DATA LINES start

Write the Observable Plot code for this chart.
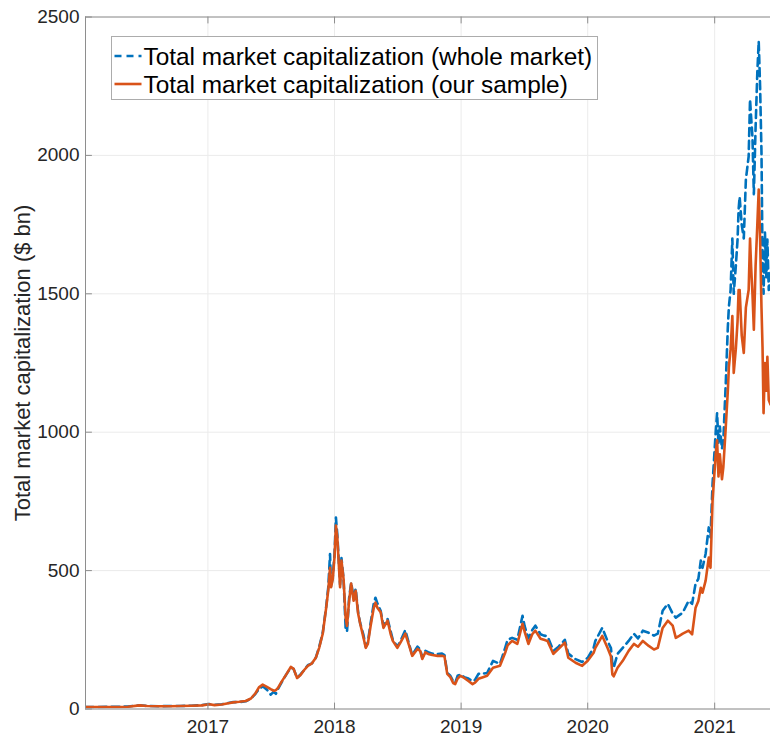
<!DOCTYPE html>
<html>
<head>
<meta charset="utf-8">
<script src="https://cdn.jsdelivr.net/npm/d3@7"></script>
<script src="https://cdn.jsdelivr.net/npm/@observablehq/plot@0.6"></script>
<style>
  html, body { margin: 0; padding: 0; background: #fff; }
  #wrap { position: relative; width: 770px; height: 740px; }
  #legend { position: absolute; left: 0; top: 0; pointer-events: none; }
</style>
</head>
<body>
<div id="wrap"></div>
<script>
// ---- data, $ bn ----
const dates = [
  "2016-01-14","2016-02-15","2016-03-15","2016-04-15","2016-05-15","2016-06-18","2016-07-10","2016-08-15",
  "2016-09-15","2016-10-15","2016-11-15","2016-12-15","2017-01-05","2017-01-20","2017-02-10","2017-03-01",
  "2017-03-15","2017-04-01","2017-04-20","2017-05-05","2017-05-18","2017-05-28","2017-06-08","2017-06-20",
  "2017-07-01","2017-07-10","2017-07-16","2017-07-22","2017-08-01","2017-08-15","2017-08-28","2017-09-05",
  "2017-09-15","2017-09-25","2017-10-05","2017-10-16","2017-10-28","2017-11-08","2017-11-18","2017-11-28",
  "2017-12-08","2017-12-14","2017-12-19","2017-12-22","2017-12-27","2018-01-01","2018-01-05","2018-01-09",
  "2018-01-13","2018-01-17","2018-01-21","2018-01-27","2018-02-02","2018-02-06","2018-02-12","2018-02-18",
  "2018-02-25","2018-03-03","2018-03-10","2018-03-16","2018-03-25","2018-04-01","2018-04-07","2018-04-15",
  "2018-04-24","2018-04-29","2018-05-05","2018-05-14","2018-05-22","2018-06-03","2018-06-12","2018-06-18",
  "2018-07-01","2018-07-10","2018-07-24","2018-08-05","2018-08-13","2018-08-28","2018-09-05","2018-09-11",
  "2018-09-20","2018-09-28","2018-10-10","2018-10-25","2018-11-07","2018-11-14","2018-11-22","2018-12-01",
  "2018-12-09","2018-12-15","2018-12-22","2018-12-30","2019-01-10","2019-01-22","2019-02-03","2019-02-10",
  "2019-02-20","2019-03-05","2019-03-17","2019-04-03","2019-04-23","2019-05-08","2019-05-15","2019-05-28",
  "2019-06-12","2019-06-27","2019-07-03","2019-07-14","2019-07-25","2019-08-03","2019-08-18","2019-08-28",
  "2019-09-07","2019-09-24","2019-10-09","2019-10-27","2019-11-06","2019-11-27","2019-12-16","2020-01-01",
  "2020-01-18","2020-01-23","2020-02-12","2020-02-27","2020-03-08","2020-03-12","2020-03-16","2020-03-27",
  "2020-04-11","2020-04-28","2020-05-13","2020-05-25","2020-06-08","2020-06-25","2020-07-10","2020-07-21",
  "2020-08-04","2020-08-19","2020-09-02","2020-09-11","2020-09-22","2020-10-01","2020-10-18","2020-10-28",
  "2020-11-07","2020-11-15","2020-11-22","2020-11-27","2020-12-06","2020-12-15","2020-12-20","2020-12-26",
  "2021-01-04","2021-01-08","2021-01-12","2021-01-16","2021-01-22","2021-01-26","2021-02-02",
  "2021-02-08","2021-02-11","2021-02-16","2021-02-21","2021-02-25","2021-03-03","2021-03-08","2021-03-11",
  "2021-03-14","2021-03-20","2021-03-26","2021-04-01","2021-04-09","2021-04-13","2021-04-16","2021-04-20",
  "2021-04-24","2021-04-29","2021-05-04","2021-05-08","2021-05-12","2021-05-16","2021-05-19","2021-05-22",
  "2021-05-26","2021-05-30","2021-06-02","2021-06-06","2021-06-11"
];
const wholeMarket = [
  7,7,8,8,9,13,11,10,
  11,11,12,14,18,15,17,22,
  25,25,28,37,55,72,82,70,
  52,62,55,72,95,125,150,145,
  112,125,140,158,165,185,225,275,
  370,440,560,440,480,560,692,630,
  540,450,545,470,293,280,400,457,
  400,435,350,310,270,225,240,310,
  380,402,380,355,300,325,280,250,
  225,245,285,230,195,225,215,185,
  210,205,200,198,200,195,130,120,
  100,95,120,125,115,110,100,105,
  127,128,130,174,163,221,250,257,
  250,337,300,255,285,301,270,265,
  263,210,225,250,200,180,170,185,
  221,246,293,246,220,163,150,199,
  221,246,272,255,283,275,265,272,
  355,380,344,330,340,348,391,380,
  453,470,536,510,561,656,620,815,
  1000,1069,960,1020,940,971,1177,
  1380,1453,1514,1700,1500,1600,1696,1804,
  1850,1750,1700,1913,1996,2203,2141,2065,
  1860,2100,2300,2413,2250,2011,1620,1500,
  1721,1560,1696,1514,1576
];
const ourSample = [
  7,7,7,7,8,13,11,10,
  10,11,12,13,17,14,16,21,
  24,26,29,38,57,78,88,80,
  72,66,68,76,98,125,152,145,
  112,123,140,156,165,185,222,272,
  366,430,510,440,470,550,663,620,
  530,440,536,470,330,300,390,453,
  391,427,345,308,260,221,235,300,
  365,384,365,350,293,319,270,246,
  221,240,272,225,192,217,210,181,
  205,199,195,192,192,190,127,115,
  94,90,110,120,112,101,90,95,
  109,115,120,149,156,203,230,246,
  235,308,280,235,270,283,254,250,
  246,199,217,240,185,167,156,174,
  203,221,264,221,190,125,118,149,
  174,210,235,225,246,228,215,221,
  293,319,301,257,265,272,283,270,
  366,390,438,420,464,547,510,754,
  920,971,840,920,830,873,1018,
  1150,1235,1300,1420,1214,1300,1400,1514,
  1514,1350,1286,1450,1514,1700,1600,1500,
  1370,1600,1750,1877,1700,1450,1308,1069,
  1250,1150,1272,1116,1100
];
const yTicks = [0, 500, 1000, 1500, 2000, 2500];
const xTickYears = ["2017-01-01","2018-01-01","2019-01-01","2020-01-01","2021-01-01"];
const xDomain = ["2016-01-14", "2021-06-11"];
const seriesNames = ["Total market capitalization (whole market)", "Total market capitalization (our sample)"];
const yLabel = "Total market capitalization ($ bn)";

// ---- build tables ----
const parse = d3.utcParse("%Y-%m-%d");
const whole = dates.map((d, i) => ({date: parse(d), value: wholeMarket[i]}));
const sample = dates.map((d, i) => ({date: parse(d), value: ourSample[i]}));
const xTicks = xTickYears.map(parse);
const xDom = xDomain.map(parse);

const blue = "#0072BD", orange = "#D95319";
const axisColor = "#8e8e8e", gridColor = "#ebebeb";
const tickShape = { draw(ctx, l) { ctx.moveTo(0, 0); ctx.lineTo(0, -l); } };
const font = "'Liberation Sans', Arial, Helvetica, sans-serif";

const chart = Plot.plot({
  width: 770,
  height: 740,
  marginLeft: 85,
  marginRight: 0,
  marginTop: 16.5,
  marginBottom: 31.5,
  style: {fontFamily: font, fontSize: "19px", color: "#262626", background: "#fff"},
  x: {type: "utc", domain: xDom},
  y: {domain: [0, 2500]},
  marks: [
    Plot.gridX(xTicks, {stroke: gridColor, strokeOpacity: 1}),
    Plot.gridY(yTicks, {stroke: gridColor, strokeOpacity: 1}),
    Plot.line(whole, {x: "date", y: "value", stroke: blue, strokeWidth: 2.6, strokeDasharray: "8,5", strokeLinejoin: "round", clip: true}),
    Plot.line(sample, {x: "date", y: "value", stroke: orange, strokeWidth: 2.6, strokeLinejoin: "round", clip: true}),
    Plot.ruleY([0, 2500], {stroke: axisColor}),
    Plot.ruleX([xDom[0]], {stroke: axisColor}),
    // inward ticks
    Plot.vector(xTicks, {x: d => d, y: 0, length: 6, rotate: 0, anchor: "start", shape: tickShape, stroke: axisColor, strokeWidth: 1}),
    Plot.vector(xTicks, {x: d => d, y: 2500, length: 6, rotate: 180, anchor: "start", shape: tickShape, stroke: axisColor, strokeWidth: 1}),
    Plot.vector(yTicks, {x: xDom[0], y: d => d, length: 6, rotate: 90, anchor: "start", shape: tickShape, stroke: axisColor, strokeWidth: 1}),
    Plot.axisX(xTicks, {tickFormat: "%Y", tickSize: 0, tickPadding: 10, label: null, fill: "#262626"}),
    Plot.axisY(yTicks, {tickFormat: d => String(d), tickSize: 0, tickPadding: 6, label: null, fill: "#262626"}),
    Plot.text([yLabel], {frameAnchor: "left", textAnchor: "middle", rotate: -90, dx: -63, fontSize: 22, fill: "#262626"})
  ]
});

const wrap = document.getElementById("wrap");
wrap.appendChild(chart);

// ---- legend overlay (inside the axes, top-left) ----
const ns = "http://www.w3.org/2000/svg";
const leg = document.createElementNS(ns, "svg");
leg.setAttribute("id", "legend");
leg.setAttribute("width", 770);
leg.setAttribute("height", 740);
const box = {x: 111.5, y: 36.5, w: 486, h: 63};
const rect = document.createElementNS(ns, "rect");
rect.setAttribute("x", box.x); rect.setAttribute("y", box.y);
rect.setAttribute("width", box.w); rect.setAttribute("height", box.h);
rect.setAttribute("fill", "#fff"); rect.setAttribute("stroke", "#acacac"); rect.setAttribute("stroke-width", 1);
leg.appendChild(rect);
const colors = [blue, orange];
const dashes = ["7,5", null];
seriesNames.forEach((name, i) => {
  const cy = box.y + 19.5 + i * 28;
  const ln = document.createElementNS(ns, "line");
  ln.setAttribute("x1", box.x + 3); ln.setAttribute("x2", box.x + 30);
  ln.setAttribute("y1", cy); ln.setAttribute("y2", cy);
  ln.setAttribute("stroke", colors[i]); ln.setAttribute("stroke-width", 2.6);
  if (dashes[i]) ln.setAttribute("stroke-dasharray", dashes[i]);
  leg.appendChild(ln);
  const t = document.createElementNS(ns, "text");
  t.setAttribute("x", box.x + 32);
  t.setAttribute("y", cy + 8.5);
  t.setAttribute("font-family", font);
  t.setAttribute("font-size", 24.4);
  t.setAttribute("fill", "#000");
  t.textContent = name;
  leg.appendChild(t);
});
wrap.appendChild(leg);
</script>
</body>
</html>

DATA LINES end

- **GIVEN EXERCISE**
Check each line of the data above for the word "chart", then state how many lines have it. Give the number alone.

- **OUTPUT BELOW**
3